Thursday, October 17, 2013

The impact of the decision.

The doctor makes a decision but do they stop and think about the impact? We hope so. But not always.

Here's the story of a 51 year old man who was admitted to the ER with liver and kidney problems. He needed to be stabilized before they could do necessary surgery. Stabilizing was not easy and not even sure that it could be done. He was in intensive care. Two internists stopped by to see him and in less than ten minutes decided what he needed was comfort care and not intensive care. So they moved him out of the ICU and into a regular ward where he died the next day.

What went wrong? Several things but the main one was the decision by the two internists to move him to a general ward for comfort care. A patient with multiple organ failure needs ICU if they are expected to survive. But to the younger interns, perhaps he was an older patient where he was ready for the end of life? But if he had been young, would more effort been made?

Also, was he a terminal patient? Or did he have a terminal disease? Could he have survived with the proper care?

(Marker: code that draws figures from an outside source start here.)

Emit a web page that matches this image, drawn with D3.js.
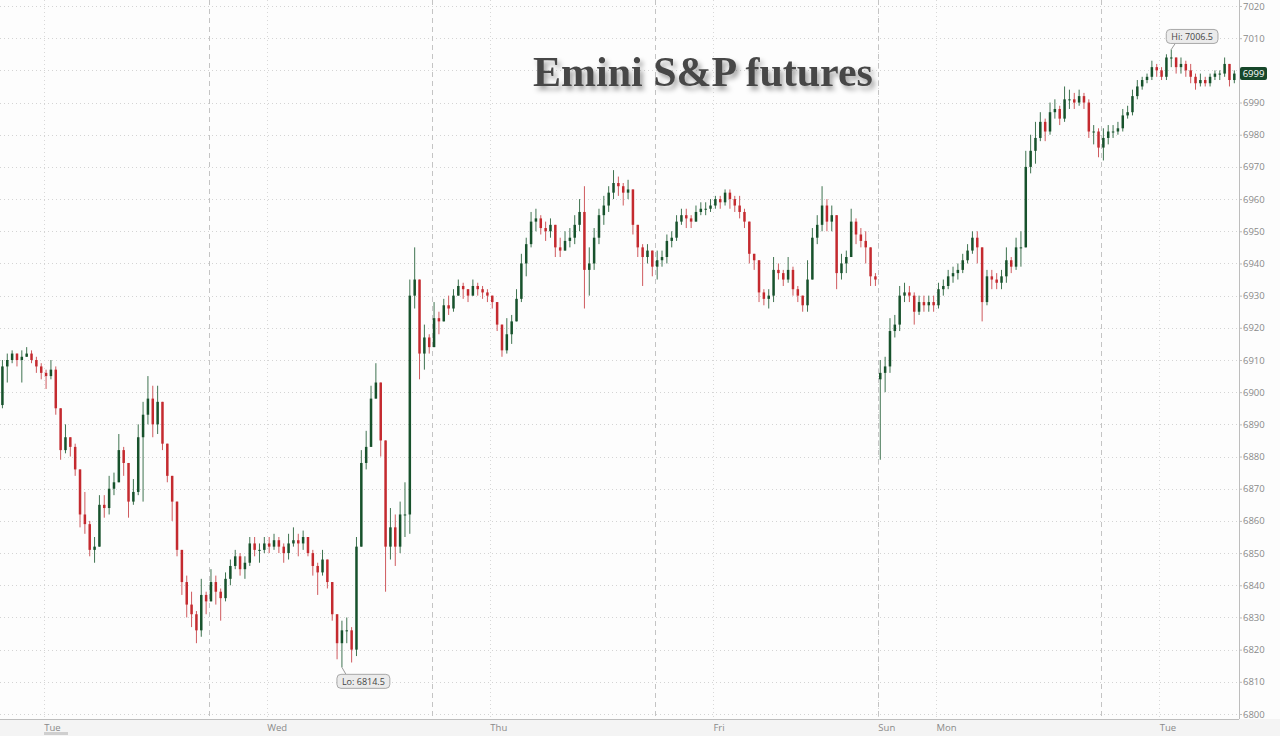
<!DOCTYPE html>
<html>
<head>
<meta charset="utf-8">
<script src="https://cdn.jsdelivr.net/npm/d3@7/dist/d3.min.js"></script>
<style>
  body { margin: 0; background: #fdfdfd; }
  svg { display: block; font-family: "Open Sans", "Noto Sans", sans-serif; }
</style>
</head>
<body>
<svg width="1280" height="736"></svg>
<script>
var svg = d3.select("svg"),
    width = +svg.attr("width"),
    height = +svg.attr("height");

// half-hour bars, Mon evening session -> Tue morning (gaps between sessions removed)
var closes = [
  6908,6910,6912,6910,6911,6912,6910,6908,6906,6905,6907,6895,6882,6886,6883,6876,6862,6859,6851,6852,6865,6864,6870,6872,6882,6878,6866,6869,6886,6893,6898,6890,6897,6884,6874,6866,6851,6841,6834,6831,6826,6837,6835,
  6841,6838,6836,6842,6846,6849,6845,6847,6853,6851,6851,6853,6852,6854,6852,6850,6853,6854,6853,6855,6850,6846,6844,6848,6841,6831,6822,6826,6826,6820,6852,6878,6883,6898,6903,6885,6852,6858,6852,6862,6862,6930,6935,6912,6917,6914,
  6923,6922,6927,6926,6930,6933,6932,6930,6933,6932,6931,6930,6928,6921,6913,6918,6922,6929,6940,6946,6953,6954,6951,6950,6952,6945,6944,6947,6948,6952,6956,6938,6940,6948,6955,6958,6962,6965,6964,6962,6963,6952,6945,6942,6944,6939,
  6941,6942,6947,6948,6953,6955,6954,6953,6956,6957,6957,6958,6960,6959,6962,6960,6958,6956,6953,6943,6941,6931,6929,6930,6938,6937,6935,6938,6932,6930,6927,6935,6948,6952,6958,6953,6955,6937,6940,6942,6953,6949,6947,6945,6936,6935,
  6906,6908,6919,6921,6930,6931,6930,6925,6928,6927,6928,6927,6932,6933,6936,6937,6938,6941,6944,6948,6945,6928,6936,6935,6934,6936,6941,6939,6945,6945,6970,6975,6979,6984,6981,6987,6988,6985,6991,6991,6990,6992,6990,6981,6981,6976,
  6979,6981,6981,6982,6986,6987,6992,6995,6997,6998,7001,7000,6998,7004,7004,7001,7002,7000,6998,6996,6997,6996,6998,6999,6999,7002,6997,6999
];
var highs = [
  6910,6912,6913,6912,6913,6914,6913,6911,6909,6907,6910,6908,6892,6890,6886,6884,6876,6869,6860,6855,6868,6868,6874,6875,6887,6883,6876,6873,6890,6897,6905,6902,6902,6897,6884,6872,6862,6850,6843,6838,6832,6842,6838,
  6845,6843,6839,6844,6848,6851,6850,6849,6855,6855,6853,6855,6855,6856,6855,6853,6856,6858,6856,6857,6855,6851,6847,6851,6847,6841,6830,6829,6830,6827,6855,6882,6888,6902,6909,6903,6870,6864,6862,6866,6872,6935,6945,6930,6921,6918,
  6928,6925,6929,6930,6932,6935,6934,6932,6935,6934,6933,6932,6930,6927,6920,6923,6924,6932,6943,6948,6956,6957,6955,6953,6954,6950,6948,6950,6951,6955,6960,6964,6945,6951,6957,6961,6964,6969,6967,6965,6966,6963,6950,6946,6946,6944,
  6944,6944,6949,6950,6955,6957,6957,6955,6958,6959,6959,6960,6961,6961,6963,6963,6961,6961,6957,6953,6943,6940,6932,6932,6942,6940,6938,6942,6939,6933,6930,6941,6951,6955,6964,6960,6958,6955,6943,6944,6957,6954,6951,6950,6942,6937,
  6910,6911,6923,6924,6933,6934,6933,6931,6930,6930,6930,6930,6934,6935,6938,6939,6940,6943,6946,6950,6950,6945,6938,6938,6937,6938,6945,6942,6948,6950,6975,6980,6984,6987,6985,6990,6991,6989,6995,6994,6993,6994,6993,6991,6983,6982,
  6982,6983,6983,6984,6988,6989,6994,6997,6998,6999,7003,7002,7001,7005,7006.5,7004,7004,7003,7002,6999,6999,6998,6999,7000,7000,7004,7001,7000
];
var lows = [
  6895,6903,6909,6908,6903,6911,6909,6906,6904,6901,6904,6893,6879,6881,6880,6874,6858,6856,6849,6847,6858,6861,6862,6868,6876,6874,6861,6865,6868,6866,6890,6886,6887,6882,6872,6860,6849,6837,6830,6827,6822,6824,6831,
  6836,6834,6829,6835,6840,6845,6843,6842,6846,6849,6847,6850,6850,6851,6850,6847,6848,6852,6849,6851,6849,6843,6837,6843,6839,6829,6817,6814.5,6822,6816,6818,6855,6876,6887,6900,6880,6838,6848,6846,6850,6855,6856,6926,6904,6907,6912,
  6914,6918,6922,6924,6925,6930,6929,6928,6930,6930,6929,6928,6926,6919,6911,6912,6915,6922,6928,6936,6945,6950,6949,6947,6948,6942,6942,6944,6945,6946,6950,6926,6930,6938,6946,6952,6956,6960,6961,6958,6960,6949,6942,6933,6940,6936,
  6935,6939,6940,6945,6947,6952,6951,6951,6953,6955,6955,6956,6957,6957,6958,6957,6956,6954,6951,6940,6938,6928,6927,6926,6928,6935,6933,6934,6930,6928,6925,6925,6935,6946,6950,6950,6950,6932,6935,6937,6942,6946,6945,6940,6933,6933,
  6879,6900,6906,6917,6919,6928,6928,6921,6924,6925,6925,6925,6926,6930,6932,6934,6935,6937,6940,6943,6940,6922,6927,6932,6932,6932,6934,6937,6938,6939,6950,6968,6971,6978,6978,6980,6985,6983,6984,6988,6988,6989,6988,6979,6977,6973,
  6972,6977,6979,6980,6981,6985,6986,6991,6994,6996,6997,6998,6997,6997,7001,6999,6999,6998,6996,6994,6995,6995,6995,6997,6997,6998,6995,6996
];
// opens after a gap (first bar, Sunday reopen); otherwise open = previous close
var gapOpens = [[0, 6896], [181, 6904]];

var dayLabels = ["Tue", "Wed", "Thu", "Fri", "Sun", "Mon", "Tue"];
var dayTicks  = [9, 55, 101, 147, 181, 193, 239];
var sessionStarts = [43, 89, 135, 181, 227];
var priceTicks = d3.range(6800, 7021, 10);
var lastPrice = 6999;
var title = "Emini S&P futures";

var gapMap = new Map(gapOpens);
var bars = closes.map(function(c, i) {
  var o = gapMap.has(i) ? gapMap.get(i) : closes[i - 1];
  return { i: i, o: o, c: c,
           h: Math.max(highs[i], o, c),
           l: Math.min(lows[i], o, c) };
});

var plotRight = 1239, plotBottom = 719;
var x = d3.scaleLinear().domain([0, 255]).range([0, 1236.75]);
var y = d3.scaleLinear().domain([6800, 7020]).range([714, 6]);

// bottom strip
svg.append("rect").attr("x", 0).attr("y", plotBottom).attr("width", width).attr("height", height - plotBottom)
  .attr("fill", "#f4f4f4");
svg.append("rect").attr("x", 44).attr("y", 732).attr("width", 24).attr("height", 3).attr("fill", "#cfcfcf");

// grid
var grid = svg.append("g");
grid.selectAll(".hg").data(priceTicks).enter().append("line")
  .attr("x1", 0).attr("x2", plotRight)
  .attr("y1", function(d) { return Math.round(y(d)) + 0.5; })
  .attr("y2", function(d) { return Math.round(y(d)) + 0.5; })
  .attr("stroke", "#d4d4d4").attr("stroke-dasharray", "1,3");
grid.selectAll(".vg").data(dayTicks).enter().append("line")
  .attr("x1", function(d) { return Math.round(x(d)) + 0.5; })
  .attr("x2", function(d) { return Math.round(x(d)) + 0.5; })
  .attr("y1", 0).attr("y2", plotBottom)
  .attr("stroke", "#d8d8d8").attr("stroke-dasharray", "1,3");
grid.selectAll(".sg").data(sessionStarts).enter().append("line")
  .attr("x1", function(d) { return Math.round(x(d)) + 0.5; })
  .attr("x2", function(d) { return Math.round(x(d)) + 0.5; })
  .attr("y1", 0).attr("y2", plotBottom)
  .attr("stroke", "#c4c4c4").attr("stroke-dasharray", "5,4");

// title with shadow
var defs = svg.append("defs");
var f = defs.append("filter").attr("id", "shadow").attr("x", "-10%").attr("y", "-30%").attr("width", "120%").attr("height", "170%");
f.append("feDropShadow").attr("dx", 3).attr("dy", 4).attr("stdDeviation", 2.5)
  .attr("flood-color", "#000").attr("flood-opacity", 0.35);
svg.append("text")
  .attr("x", 703).attr("y", 86)
  .attr("text-anchor", "middle")
  .attr("font-family", "'Liberation Serif', 'DejaVu Serif', serif")
  .attr("font-weight", "bold")
  .attr("font-size", 42)
  .attr("fill", "#474747")
  .attr("filter", "url(#shadow)")
  .text(title);

// candles
var up = "#17522c", down = "#c42a2f";
var candles = svg.append("g").selectAll("g").data(bars).enter().append("g");
candles.append("line")
  .attr("x1", function(d) { return x(d.i + 0.5); })
  .attr("x2", function(d) { return x(d.i + 0.5); })
  .attr("y1", function(d) { return y(d.h); })
  .attr("y2", function(d) { return y(d.l); })
  .attr("stroke", function(d) { return d.c >= d.o ? "#3f7350" : "#cf5a5e"; })
  .attr("stroke-width", 1);
candles.append("rect")
  .attr("x", function(d) { return x(d.i + 0.5) - 1.25; })
  .attr("width", 2.5)
  .attr("y", function(d) { return y(Math.max(d.o, d.c)); })
  .attr("height", function(d) { return Math.max(1, Math.abs(y(d.o) - y(d.c))); })
  .attr("fill", function(d) { return d.c >= d.o ? up : down; });

// axes (tick labels under the last-price tag are hidden, as in the reference)
var yAxis = d3.axisRight(y).tickValues(priceTicks).tickSize(3).tickFormat(d3.format("d"));
var ya = svg.append("g").attr("transform", "translate(" + plotRight + ",0)").call(yAxis);
ya.select(".domain").attr("d", "M0.5,0V" + plotBottom).attr("stroke", "#bdbdbd");
ya.selectAll(".tick line").attr("stroke", "#bdbdbd");
ya.selectAll(".tick text").attr("x", 4).attr("fill", "#8a8a8a").attr("font-size", 9.5)
  .attr("font-family", "'Open Sans', sans-serif")
  .style("display", function(d) { return Math.abs(y(d) - y(lastPrice)) < 12 ? "none" : null; });

var xAxis = d3.axisBottom(x).tickValues(dayTicks).tickSize(0)
  .tickFormat(function(d, i) { return dayLabels[i]; });
var xa = svg.append("g").attr("transform", "translate(0," + plotBottom + ")").call(xAxis);
xa.select(".domain").attr("d", "M0,0.5H" + plotRight).attr("stroke", "#bdbdbd");
xa.selectAll(".tick text").attr("text-anchor", "start").attr("x", 0).attr("dy", 0).attr("y", 11.5)
  .attr("fill", "#8a8a8a").attr("font-size", 9.5).attr("font-family", "'Open Sans', sans-serif");

// hi / lo callouts
var hiBar = bars.reduce(function(a, b) { return b.h > a.h ? b : a; });
var loBar = bars.reduce(function(a, b) { return b.l < a.l ? b : a; });
function callout(bar, val, label, above) {
  var px = x(bar.i + 0.5), py = y(val);
  var bh = 14;
  var g = svg.append("g");
  var line = g.append("line").attr("stroke", "#9a9a9a");
  var rect = g.append("rect").attr("height", bh).attr("rx", 4)
    .attr("fill", "#ebebeb").attr("stroke", "#a8a8a8");
  var t = g.append("text").attr("text-anchor", "middle")
    .attr("font-size", 9).attr("fill", "#444").text(label);
  var bw = t.node().getComputedTextLength() + 10;
  var bx = px - 5, by = above ? py - 20 : py + 7;
  line.attr("x1", px).attr("y1", py).attr("x2", px + 4).attr("y2", above ? by + bh : by);
  rect.attr("x", bx).attr("y", by).attr("width", bw);
  t.attr("x", bx + bw / 2).attr("y", by + 10.5);
}
callout(hiBar, hiBar.h, "Hi: " + d3.format(".1f")(hiBar.h), true);
callout(loBar, loBar.l, "Lo: " + d3.format(".1f")(loBar.l), false);

// last price tag
var lp = svg.append("g").attr("transform", "translate(" + (plotRight + 1) + "," + y(lastPrice) + ")");
lp.append("rect").attr("x", 0).attr("y", -6.5).attr("width", 27).attr("height", 13).attr("rx", 2)
  .attr("fill", "#17472a");
lp.append("text").attr("x", 13.5).attr("y", 3.5).attr("text-anchor", "middle")
  .attr("font-size", 9.5).attr("fill", "#fff").text(lastPrice);
</script>
</body>
</html>
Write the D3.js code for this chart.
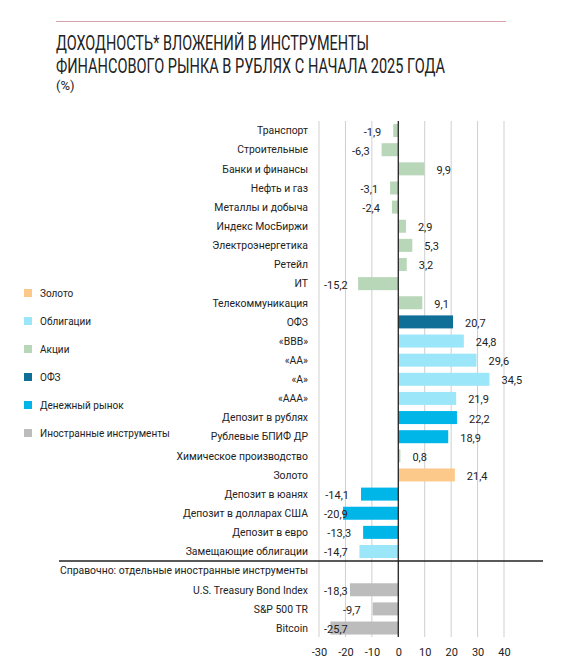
<!DOCTYPE html>
<html>
<head>
<meta charset="utf-8">
<script src="https://cdn.jsdelivr.net/npm/d3@7"></script>
<style>
  body { margin: 0; background: #fff; }
  text { font-family: Roboto, "Noto Sans", sans-serif; fill: #222; }
</style>
</head>
<body>
<div id="chart"></div>
<script>
// categories top to bottom, null value = text-only row
const categories = [
    "Транспорт", "Строительные", "Банки и финансы", "Нефть и газ", "Металлы и добыча",
    "Индекс МосБиржи", "Электроэнергетика", "Ретейл", "ИТ", "Телекоммуникация",
    "ОФЗ", "«BBB»", "«AA»", "«A»", "«AAA»",
    "Депозит в рублях", "Рублевые БПИФ ДР", "Химическое производство", "Золото",
    "Депозит в юанях", "Депозит в долларах США", "Депозит в евро", "Замещающие облигации",
    "Справочно: отдельные иностранные инструменты",
    "U.S. Treasury Bond Index", "S&P 500 TR", "Bitcoin"
];
const values = [
    -1.9, -6.3, 9.9, -3.1, -2.4,
    2.9, 5.3, 3.2, -15.2, 9.1,
    20.7, 24.8, 29.6, 34.5, 21.9,
    22.2, 18.9, 0.8, 21.4,
    -14.1, -20.9, -13.3, -14.7,
    null,
    -18.3, -9.7, -25.7
];
const groups = [
    "Акции", "Акции", "Акции", "Акции", "Акции",
    "Акции", "Акции", "Акции", "Акции", "Акции",
    "ОФЗ", "Облигации", "Облигации", "Облигации", "Облигации",
    "Денежный рынок", "Денежный рынок", "Акции", "Золото",
    "Денежный рынок", "Денежный рынок", "Денежный рынок", "Облигации",
    null,
    "Иностранные инструменты", "Иностранные инструменты", "Иностранные инструменты"
];
const legendGroups = ["Золото", "Облигации", "Акции", "ОФЗ", "Денежный рынок", "Иностранные инструменты"];
const groupColors = ["#fcc98b", "#9be6f8", "#b8d6b8", "#0f6f96", "#00b5e8", "#bcbcbc"];
const xTicks = [-30, -20, -10, 0, 10, 20, 30, 40];

const W = 562, H = 670;
const svg = d3.select("#chart").append("svg")
    .attr("width", W)
    .attr("height", H);

const color = d3.scaleOrdinal().domain(legendGroups).range(groupColors);
const fmt = v => v.toFixed(1).replace(".", ",");

// top rule
svg.append("line")
    .attr("x1", 56).attr("x2", 506)
    .attr("y1", 21.5).attr("y2", 21.5)
    .attr("stroke", "#d9a3ab")
    .attr("stroke-width", 1);

// title (condensed look)
const title = svg.append("g").attr("transform", "translate(56,0)");
title.append("text")
    .attr("y", 50)
    .attr("textLength", 313).attr("lengthAdjust", "spacingAndGlyphs")
    .style("font-size", "20px")
    .text("ДОХОДНОСТЬ* ВЛОЖЕНИЙ В ИНСТРУМЕНТЫ");
title.append("text")
    .attr("y", 73)
    .attr("textLength", 389).attr("lengthAdjust", "spacingAndGlyphs")
    .style("font-size", "20px")
    .text("ФИНАНСОВОГО РЫНКА В РУБЛЯХ С НАЧАЛА 2025 ГОДА");
title.append("text")
    .attr("y", 90)
    .style("font-size", "13px")
    .text("(%)");

// scales
const x = d3.scaleLinear().domain([-30, 40]).range([319, 504]);
const y = d3.scaleBand()
    .domain(d3.range(categories.length))
    .range([121, 637.6])
    .paddingInner(0.32)
    .paddingOuter(0.16);

// grid
svg.append("g")
    .selectAll("line")
    .data(xTicks.filter(d => d !== 0))
    .enter()
    .append("line")
    .attr("x1", d => x(d)).attr("x2", d => x(d))
    .attr("y1", 121).attr("y2", 637)
    .attr("stroke", "#cfcfcf")
    .attr("stroke-width", 1);

const rows = categories.map((c, i) => ({ name: c, value: values[i], group: groups[i], i: i }));
const barRows = rows.filter(d => d.value !== null);

// bars
svg.append("g")
    .selectAll("rect")
    .data(barRows)
    .enter()
    .append("rect")
    .attr("x", d => x(Math.min(0, d.value)))
    .attr("y", d => y(d.i))
    .attr("width", d => Math.abs(x(d.value) - x(0)))
    .attr("height", y.bandwidth())
    .attr("fill", d => color(d.group));

// category labels
svg.append("g")
    .selectAll("text")
    .data(rows)
    .enter()
    .append("text")
    .attr("x", 308)
    .attr("y", d => y(d.i) + y.bandwidth() / 2)
    .attr("dy", "0.36em")
    .attr("text-anchor", "end")
    .style("font-size", "10.4px")
    .text(d => d.name);

// value labels
const labels = svg.append("g")
    .selectAll("text")
    .data(barRows)
    .enter()
    .append("text")
    .attr("y", d => y(d.i) + y.bandwidth() / 2 + 1)
    .attr("dy", "0.36em")
    .style("font-size", "11px")
    .text(d => fmt(d.value));

labels.each(function(d) {
    const t = d3.select(this);
    if (d.value >= 0) {
        t.attr("text-anchor", "start").attr("x", x(d.value) + 12);
    } else {
        const w = this.getComputedTextLength();
        // keep label inside the plot when the bar is long
        const end = Math.max(x(d.value) - 12, x(-30) + 5 + w);
        t.attr("text-anchor", "end").attr("x", end);
    }
});

// zero line
svg.append("line")
    .attr("x1", x(0)).attr("x2", x(0))
    .attr("y1", 121).attr("y2", 637)
    .attr("stroke", "#222")
    .attr("stroke-width", 1.3);

// separator between domestic and foreign instruments
const sepY = y(23) - y.step() * y.paddingInner() / 2;
svg.append("line")
    .attr("x1", 59).attr("x2", 543)
    .attr("y1", sepY).attr("y2", sepY)
    .attr("stroke", "#222")
    .attr("stroke-width", 1.5);

// x axis
const axis = svg.append("g")
    .attr("transform", "translate(0,645)")
    .call(d3.axisBottom(x).tickValues(xTicks).tickSize(0).tickFormat(d => String(d)));
axis.select(".domain").remove();
axis.selectAll("text")
    .style("font-family", "Roboto, sans-serif")
    .style("font-size", "11px")
    .attr("fill", "#222");

// legend
const legend = svg.append("g")
    .selectAll("g")
    .data(legendGroups)
    .enter()
    .append("g")
    .attr("transform", (d, i) => `translate(24, ${293 + i * 28})`);
legend.append("rect")
    .attr("x", 0).attr("y", -4)
    .attr("width", 8).attr("height", 8)
    .attr("fill", d => color(d));
legend.append("text")
    .attr("x", 16)
    .attr("dy", "0.36em")
    .style("font-size", "10px")
    .text(d => d);
</script>
</body>
</html>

The author concludes with:

"Perhaps what bothers me most is less the fate of our patient than the memory of those two doctors, both so young, efficiently dispatching a complicated decision in a matter of minutes, then dancing off without looking back. They knew a lot about the cost-effective deployment of intensive care. It would have been good to see them spend a little time struggling with the limitations of their analysis."

This is what bothers me - are we raising a new generation of doctors who don't think about the impact of their decision?